We also plan to implement authentication and authorization for the HTTP Bridge. By using separate listeners, internal endpoints are isolated from these changes, making implementation simpler and less disruptive.

### Automating certificate management

In the future, users might want the operator to manage the certificate instead of providing their own certificate and key. This could be implemented by adding another boolean field on the `KafkaBridge` CR such as `generateCertificate`. The operator could then issue certificates using the same CA for their Kafka cluster, as is currently done for internal components like Cruise Control and Kafka Exporter. However, with upcoming support for cert-manager, certificate management is expected to change. For this reason, we are deferring this feature for implementation in the future.

## Affected/not affected projects

- strimzi-kafka-bridge
- strimzi-cluster-operator

## Compatibility

This will introduce a breaking change for users who collect metrics on port 8080 or the port defined by `http.port` configuration. Also users who run the HTTP Bridge on bare metal and do their own manual health checks using `/healthy` and `/ready` endpoints will be affected as well. These users must reconfigure their health check and monitoring system to use port 8081 or reconfigure their Bridge server with `http.management.port`.

## Rejected alternatives

### Automating certificate management as part of this proposal
Currently, the Cluster Operator does not manage certificates for other custom resources, as they are designed to operate independently. It only handles certificates for internal components, such as Cruise Control and Kafka Exporter, which are deployed as part of the `Kafka` custom resource. Extending certificate management to other resources, like `KafkaConnect`, would introduce new behavior and require broader changes. Since we’re looking at refactoring certificate handling to support external managers (see the proposal for the [External Certificate Manager](https://github.com/strimzi/proposals/pull/135)), now is not the right time to introduce this change. To ensure future compatibility, we’ve deferred it as a potential improvement.

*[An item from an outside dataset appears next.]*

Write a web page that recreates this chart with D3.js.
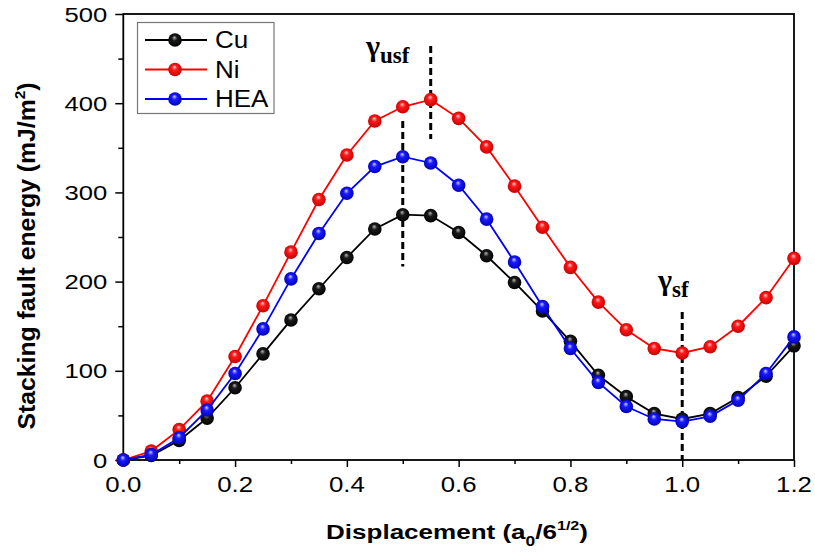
<!DOCTYPE html>
<html>
<head>
<meta charset="utf-8">
<script src="https://cdn.jsdelivr.net/npm/d3@7/dist/d3.min.js"></script>
<style>
  html, body { margin: 0; padding: 0; background: #fff; }
  svg { display: block; }
  text { font-family: "Liberation Sans", Arial, sans-serif; fill: #000; }
</style>
</head>
<body>
<svg id="chart" width="815" height="554"></svg>
<script>
// Generalized stacking fault energy along the <112> slip path
const displacement = [0, 0.05, 0.1, 0.15, 0.2, 0.25, 0.3, 0.35, 0.4, 0.45, 0.5, 0.55, 0.6,
                      0.65, 0.7, 0.75, 0.8, 0.85, 0.9, 0.95, 1.0, 1.05, 1.1, 1.15, 1.2];
const cuValues  = [0, 5, 22, 47, 81, 119, 157, 192, 227, 259, 275, 274, 255,
                   229, 199, 167, 133, 95, 71, 52, 46, 52, 70, 94, 128];
const niValues  = [0, 10, 34, 66, 116, 173, 233, 292, 342, 380, 396, 404, 383,
                   351, 307, 261, 216, 177, 146, 125, 120, 127, 150, 182, 226];
const heaValues = [0, 6, 25, 56, 97, 147, 203, 254, 299, 329, 340, 333, 308,
                   270, 222, 172, 125, 87, 60, 46, 43, 49, 67, 97, 138];
const seriesNames  = ["Cu", "Ni", "HEA"];
const seriesColors = ["#000000", "#ff0000", "#0000ff"];
const xTicks = [0, 0.2, 0.4, 0.6, 0.8, 1.0, 1.2];
const yTicks = [0, 100, 200, 300, 400, 500];

const series = [cuValues, niValues, heaValues].map((vals, i) => ({
  name: seriesNames[i], color: seriesColors[i],
  points: vals.map((v, j) => ({x: displacement[j], y: v}))
}));

const svg = d3.select("#chart");
const plotL = 123.3, plotR = 794, plotT = 14, plotB = 460;
const x = d3.scaleLinear().domain([0, 1.2]).range([plotL, plotR]);
const y = d3.scaleLinear().domain([0, 500]).range([plotB, plotT]);

// glossy marker gradients
const defs = svg.append("defs");
const shades = {
  "#000000": ["#b8b8b8", "#1a1a1a", "#000000"],
  "#ff0000": ["#ffd0d0", "#ff1a1a", "#c00000"],
  "#0000ff": ["#d0d0ff", "#1a1aff", "#0000b0"]
};
seriesColors.forEach((c, i) => {
  const g = defs.append("radialGradient").attr("id", "ball" + i)
    .attr("cx", "50%").attr("cy", "50%").attr("r", "55%")
    .attr("fx", "45%").attr("fy", "30%");
  g.append("stop").attr("offset", "0%").attr("stop-color", shades[c][0]);
  g.append("stop").attr("offset", "35%").attr("stop-color", shades[c][1]);
  g.append("stop").attr("offset", "100%").attr("stop-color", shades[c][2]);
});

// helper for horizontally widened text
function wideText(px, py, str, size, anchor, sx, weight) {
  return svg.append("text")
    .attr("transform", `translate(${px},${py}) scale(${sx},1)`)
    .attr("text-anchor", anchor)
    .attr("font-size", size)
    .attr("font-weight", weight || "normal")
    .text(str);
}

// axes with outward major and minor ticks
const xAxis = d3.axisBottom(x).tickValues(xTicks).tickSize(7).tickFormat(() => "");
const xMinor = d3.axisBottom(x).tickValues([0.1, 0.3, 0.5, 0.7, 0.9, 1.1]).tickSize(4).tickFormat(() => "");
const yAxis = d3.axisLeft(y).tickValues(yTicks).tickSize(8).tickFormat(() => "");
const yMinor = d3.axisLeft(y).tickValues([50, 150, 250, 350, 450]).tickSize(5).tickFormat(() => "");

[[xAxis, `translate(0,${plotB})`], [xMinor, `translate(0,${plotB})`],
 [yAxis, `translate(${plotL},0)`], [yMinor, `translate(${plotL},0)`]].forEach(([ax, tr]) => {
  const g = svg.append("g").attr("transform", tr).call(ax);
  g.select(".domain").remove();
  g.selectAll("line").attr("stroke", "#000").attr("stroke-width", 1.5);
});

// frame
svg.append("rect").attr("x", plotL).attr("y", plotT)
  .attr("width", plotR - plotL).attr("height", plotB - plotT)
  .attr("fill", "none").attr("stroke", "#000").attr("stroke-width", 1.8);

// tick labels
xTicks.forEach(t => wideText(x(t), 492, d3.format(".1f")(t), 21.5, "middle", 1.2));
yTicks.forEach(t => wideText(plotL - 16, y(t) + 7.5, String(t), 20.5, "end", 1.25));

// axis titles
const xt = svg.append("text")
  .attr("transform", "translate(457,539) scale(1.24,1)")
  .attr("text-anchor", "middle").attr("font-size", 21).attr("font-weight", "bold");
xt.append("tspan").text("Displacement (a");
xt.append("tspan").attr("font-size", 14).attr("dy", 7).text("0");
xt.append("tspan").attr("dy", -7).text("/6");
xt.append("tspan").attr("font-size", 13).attr("dy", -9).text("1/2");
xt.append("tspan").attr("dy", 9).text(")");

const yt = svg.append("text")
  .attr("transform", "translate(35,256) rotate(-90) scale(1.18,1.15)")
  .attr("text-anchor", "middle").attr("font-size", 21).attr("font-weight", "bold");
yt.append("tspan").text("Stacking fault energy (mJ/m");
yt.append("tspan").attr("font-size", 13).attr("dy", -9).text("2");
yt.append("tspan").attr("dy", 9).text(")");

// dashed markers at the unstable and stable stacking fault positions
const guides = [
  {x: 0.55, y0: 464, y1: 360},
  {x: 0.5,  y0: 380, y1: 217},
  {x: 1.0,  y0: 166, y1: 0}
];
svg.selectAll(".guide").data(guides).enter().append("line")
  .attr("x1", d => x(d.x)).attr("x2", d => x(d.x))
  .attr("y1", d => y(d.y0)).attr("y2", d => y(d.y1))
  .attr("stroke", "#000").attr("stroke-width", 3).attr("stroke-dasharray", "7,4");

// series lines and markers
const line = d3.line().x(d => x(d.x)).y(d => y(d.y));
series.forEach((s, i) => {
  svg.append("path").datum(s.points).attr("d", line)
    .attr("fill", "none").attr("stroke", s.color).attr("stroke-width", 1.8);
  svg.append("g").selectAll("circle").data(s.points).enter().append("circle")
    .attr("cx", d => x(d.x)).attr("cy", d => y(d.y)).attr("r", 6.8)
    .attr("fill", `url(#ball${i})`);
});

// gamma labels
function gammaLabel(px, py, sub) {
  const t = svg.append("text").attr("x", px).attr("y", py)
    .style("font-family", "'Liberation Serif', 'Times New Roman', serif")
    .attr("font-weight", "bold").attr("font-size", 30);
  t.append("tspan").text("γ");
  t.append("tspan").attr("font-size", 23).attr("dy", 7).text(sub);
}
gammaLabel(366, 56, "usf");
gammaLabel(658, 290, "sf");

// legend
const lg = svg.append("g");
lg.append("rect").attr("x", 137.5).attr("y", 22.5).attr("width", 136.5).attr("height", 91)
  .attr("fill", "#fff").attr("stroke", "#777").attr("stroke-width", 1.2);
series.forEach((s, i) => {
  const ly = 40 + i * 29.5;
  lg.append("line").attr("x1", 145).attr("x2", 207).attr("y1", ly).attr("y2", ly)
    .attr("stroke", s.color).attr("stroke-width", 1.8);
  lg.append("circle").attr("cx", 175).attr("cy", ly).attr("r", 6.8).attr("fill", `url(#ball${i})`);
  lg.append("text").attr("transform", `translate(215,${ly + 8}) scale(1.13,1)`)
    .attr("font-size", 23).text(s.name);
});
</script>
</body>
</html>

### Continue using a single interface when SSL is not enabled
Use separate listeners only when SSL is enabled so that we don't introduce a breaking change to existing users. Given that we will be introducing the first major version of Bridge, introducing a breaking change is acceptable and it makes much more sense to have separate listeners for better separation of concerns, whether or not TLS is enabled. In the future, we are likely to implement authentication and authorization for HTTP Bridge. By having separate listeners, the admin endpoints will not be affected and implementation will be simpler.